Question

Two roads cross at right angles at \[O\]. One person \[A\] walking along one of the roads at \[3m/s\] sees another person \[B\] walking at \[4m/s\] along the other road at \[O\], when he is \[10m\] off. The nearest distance between the two persons is:
A) \[10m\]
B) \[9m\]
C) \[8m\]
D) \[7.2m\]

Answer 1

Hint: It is clear in this question when two paths are at right angles at any one point and we have to find a minimum distance between two points, we can easily apply Pythagoras theorem. If we know about the distance of both persons from origin then we can apply Pythagoras theorem and the hypothesis of the right angle triangle we get will be the minimum distance between two persons.

Formula used:
According to the Pythagoras theorem, "the square of hypotenuse is equal to the sum of the squares of perpendicular and base in the right angle triangle."
A numeral form Pythagoras can be written as
\[{(hypotenuse)^2}{\text{ }} = {\text{ }}{\left( {perpendicular} \right)^2}{\text{ }} + {\text{ }}{\left( {base} \right)^2}\]
\[ \Rightarrow {(h)^2} = {(p)^2} + {\left( b \right)^2}\]
And for finding distance between two points we can apply the simplest distance formula -
\[Distance = speed \times time\]

Complete step by step solution:
When one person \[A\] is walking on the first road. It will see the person on another road which is at the right angle from the first road as the triangle formed between these three points. One is origin and the other two are both persons.
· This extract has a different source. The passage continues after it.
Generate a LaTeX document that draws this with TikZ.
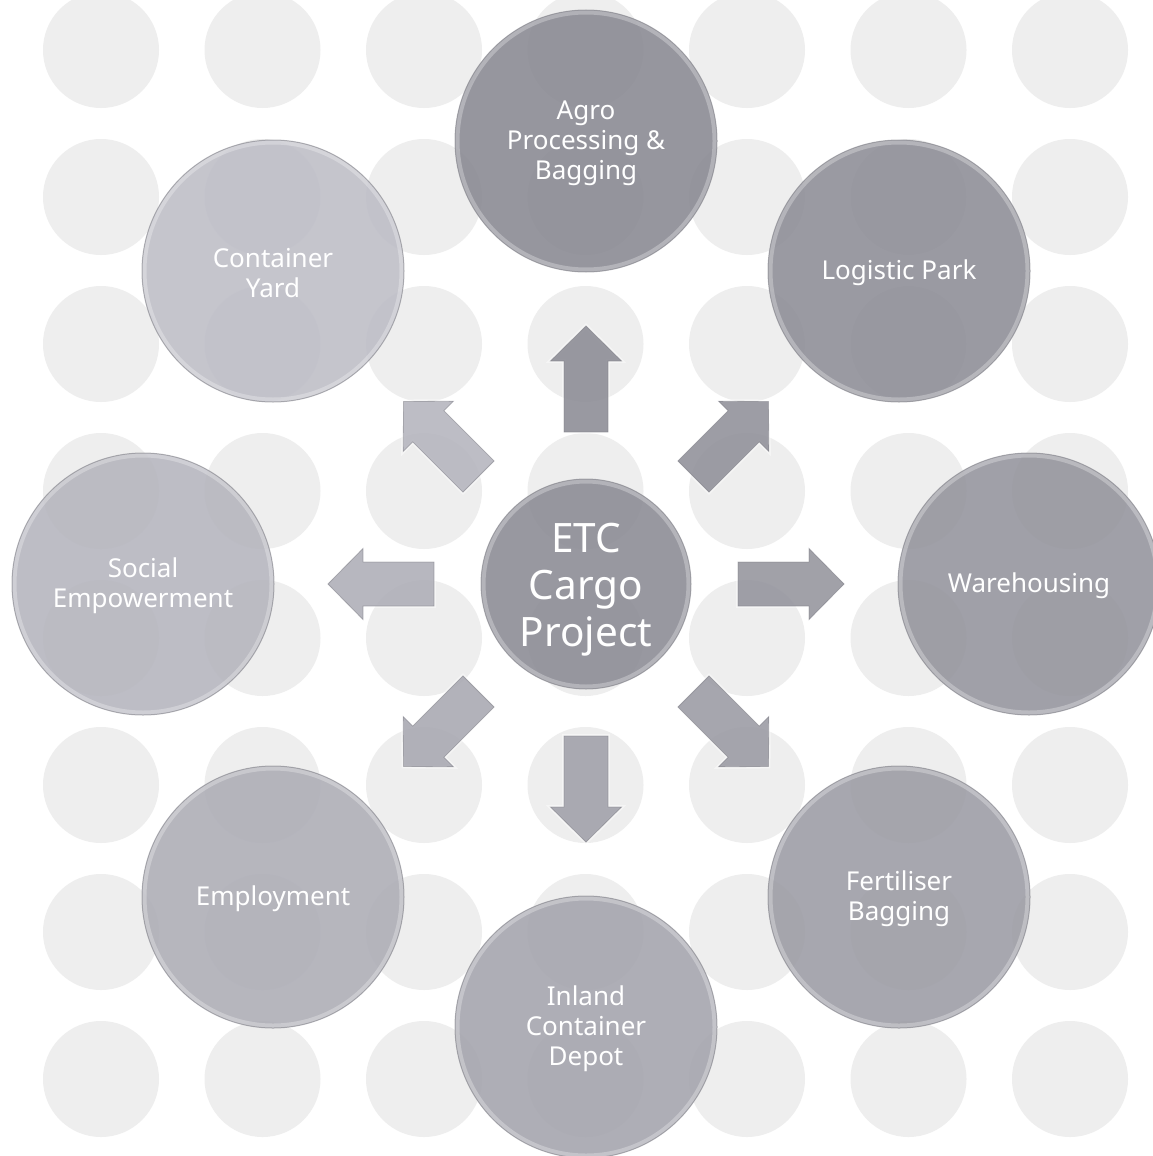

Now consider both persons are at the nearest distance after time \[t\]. So, firstly we have to find the distance of both persons from origin are (\[OA\] and \[OB\])

Person \[A\] in already \[10m\] off so, the distance \[OA = {\text{ [}}10 - \left( {speed \times time)} \right]\]
According to the question, the speed of a person \[A\] is $3m/s$.
\[
   \Rightarrow OA = 10 - 3t \\
   \Rightarrow OA = (10 - 3t)m \\
\]
The distance between person \[B\] and origin.
\[\begin{array}{*{20}{l}}
  { \Rightarrow OB = speed \times time} \\
  { \Rightarrow OB = 4 \times t} \\
  { \Rightarrow OB = 4t m}
\end{array}\]
If at time \[t\], the distance between both persons is nearest then the hypotenuse \[AB\] will represent the minimum distance.
So, according to Pythagoras theorem.
\[{(AB)^2} = {(OA)^2} + {(OB)^2}\]
Substituting the values of OA and 013.
\[
   \Rightarrow {(AB)^2} = {(10 - 3t)^2} + {(4t)^2} \\
   \Rightarrow {(AB)^2} = 100 + 9{t^2} - 60t + 100 \\
   \Rightarrow {(AB)^2} = 25{t^2} - 60t + 100 \\
\]
Now for making this equation on the polynomial in \[t\].
\[ \Rightarrow {(AB)^2} = 25{t^2} - 60t + 36 + 64\]
\[ \Rightarrow {(AB)^2} = {(5t - 6)^2} + 64\]..................... (i)
But we are finding the least distance between both persons. So, by applying \[AB \to min\] to equation (i)
$
   \Rightarrow 5t - 6 = 0 \\
   \Rightarrow t = \dfrac{6}{5} \\
   \Rightarrow t = 1.2\sec \\
$
So, $t = 1.2\sec $ both persons are at the nearest distance from each other. Now, we get from equation (i)
$ \Rightarrow [{(5t - 6)^2} + 64] = {(AB)^2}$
Substituting $t = 1.2\sec $ in the above equation.
\[
   \Rightarrow [{(5 \times 1.2 - 6)^2} + 64] = {(AB)^2} \\
   \Rightarrow {(AB)^2} = [{(6 - 6)^2} + 64] \\
   \Rightarrow {(AB)^2} = 64 \\
   \Rightarrow AB = 8m \\
 \]
Hence, $8m$ is the nearest distance between two persons.

Therefore, option (C) is correct.

Note: The nearest distance or least distance between two points is known as displacement. The limit is applied only for the time \[t\]. So, the limit will not be applied on other quantities.